Nerds are cool
Brüka’s Young Beethoven
Ludwig van Beethoven was a regular Milhouse, sort of a dweeb: stinky and lacking social skills and friends. Nerd, however, might be a better classification. Dweebs tend to lack brains or talent, while nerds flourish at intellectual tasks, like piano. Brüka Theatre’s production of Young Beethoven: An Ode to Joy stresses that nerds are different, and different is good.
Rodney Hurst plays the title dork as a squeaky-voiced and moody oddball. Beethoven’s grouchy father (a very animated Scott Beers) criticizes his son, who blocks out the railing and jibing by constantly immersing himself in his music. Ludwig pretends to play while local pianist Grant Levin, who is always onstage, almost as part of the scenery, plays real piano and plays well.
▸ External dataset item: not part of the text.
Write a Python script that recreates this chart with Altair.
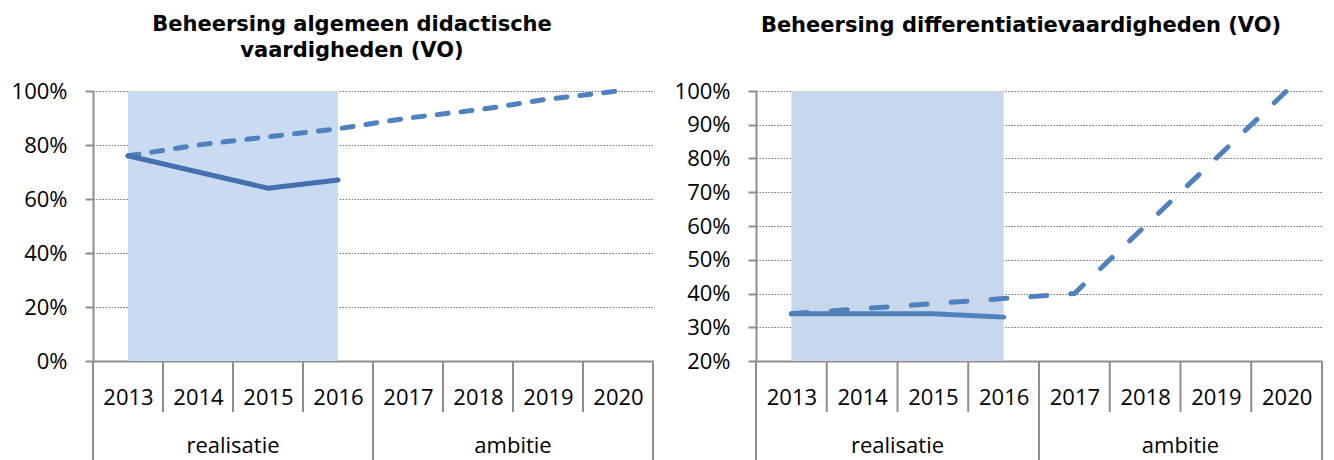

Costumes, movements and language are all exaggerated to keep even 3- to 5-year-old audience members rapt for the 40-minute running time. The audience interaction is fun for all ages. The show is intended for grades K-5, however, many of the jokes are funny on sophisticated as well as slapstick levels.
“Have you been stealing my chickens again?” asks the female baker (Rachael Lewis) who is the Beethoven family’s landlord.
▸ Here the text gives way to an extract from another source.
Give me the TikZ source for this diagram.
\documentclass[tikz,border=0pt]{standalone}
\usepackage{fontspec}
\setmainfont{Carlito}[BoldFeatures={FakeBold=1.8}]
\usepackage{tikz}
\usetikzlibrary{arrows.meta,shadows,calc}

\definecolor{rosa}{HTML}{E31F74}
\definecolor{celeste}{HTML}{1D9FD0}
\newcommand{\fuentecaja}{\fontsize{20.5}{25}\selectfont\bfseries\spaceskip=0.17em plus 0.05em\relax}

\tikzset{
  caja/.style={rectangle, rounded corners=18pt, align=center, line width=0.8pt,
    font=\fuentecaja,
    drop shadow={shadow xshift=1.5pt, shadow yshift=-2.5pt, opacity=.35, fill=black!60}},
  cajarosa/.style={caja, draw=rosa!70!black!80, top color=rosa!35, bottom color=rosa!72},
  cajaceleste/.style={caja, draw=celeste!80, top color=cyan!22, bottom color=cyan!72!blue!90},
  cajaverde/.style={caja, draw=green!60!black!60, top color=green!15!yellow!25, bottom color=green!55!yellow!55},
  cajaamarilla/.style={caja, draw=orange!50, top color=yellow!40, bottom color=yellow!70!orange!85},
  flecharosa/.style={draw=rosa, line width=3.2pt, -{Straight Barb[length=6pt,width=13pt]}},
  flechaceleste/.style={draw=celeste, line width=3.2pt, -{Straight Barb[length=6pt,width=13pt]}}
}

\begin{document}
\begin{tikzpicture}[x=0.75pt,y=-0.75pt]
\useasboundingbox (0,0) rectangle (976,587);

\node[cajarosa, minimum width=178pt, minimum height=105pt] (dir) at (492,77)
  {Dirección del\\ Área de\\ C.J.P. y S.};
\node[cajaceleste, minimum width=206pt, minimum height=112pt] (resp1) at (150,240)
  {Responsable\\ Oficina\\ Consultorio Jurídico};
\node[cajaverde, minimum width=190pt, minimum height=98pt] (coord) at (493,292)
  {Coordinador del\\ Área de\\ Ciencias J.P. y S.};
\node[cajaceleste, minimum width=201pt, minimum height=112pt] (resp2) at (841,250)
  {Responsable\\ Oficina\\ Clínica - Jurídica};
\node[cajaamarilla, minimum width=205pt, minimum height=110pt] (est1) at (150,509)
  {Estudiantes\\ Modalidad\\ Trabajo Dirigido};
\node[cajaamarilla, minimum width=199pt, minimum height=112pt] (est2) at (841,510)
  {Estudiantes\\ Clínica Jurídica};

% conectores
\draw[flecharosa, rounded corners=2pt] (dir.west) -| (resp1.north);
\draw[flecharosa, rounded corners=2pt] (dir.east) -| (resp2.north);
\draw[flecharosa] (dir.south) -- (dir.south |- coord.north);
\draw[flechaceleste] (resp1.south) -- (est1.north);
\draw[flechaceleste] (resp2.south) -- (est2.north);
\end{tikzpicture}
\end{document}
“Yes, because they Bach, Bach, Bach,” says Beethoven.
“Should they be Haydn, Haydn, Haydn?” asks the male baker (Beers).
Beers is a riot to watch as he morphs from a ditzy snobby cheerleader into a Schwarzenegger-as- Terminator-esque schoolteacher; the fake, plastic muscle chest tied across his bulky sweatshirt is nice touch. Lewis is also a hoot. Her ludicrous Minnesotan accent playing the baker seems entirely appropriate.
As the play progresses, Beethoven grows up, always a recluse, always a nerd, and yet he becomes a musical idol. Young Beethoven is inspirational children’s theater at its best.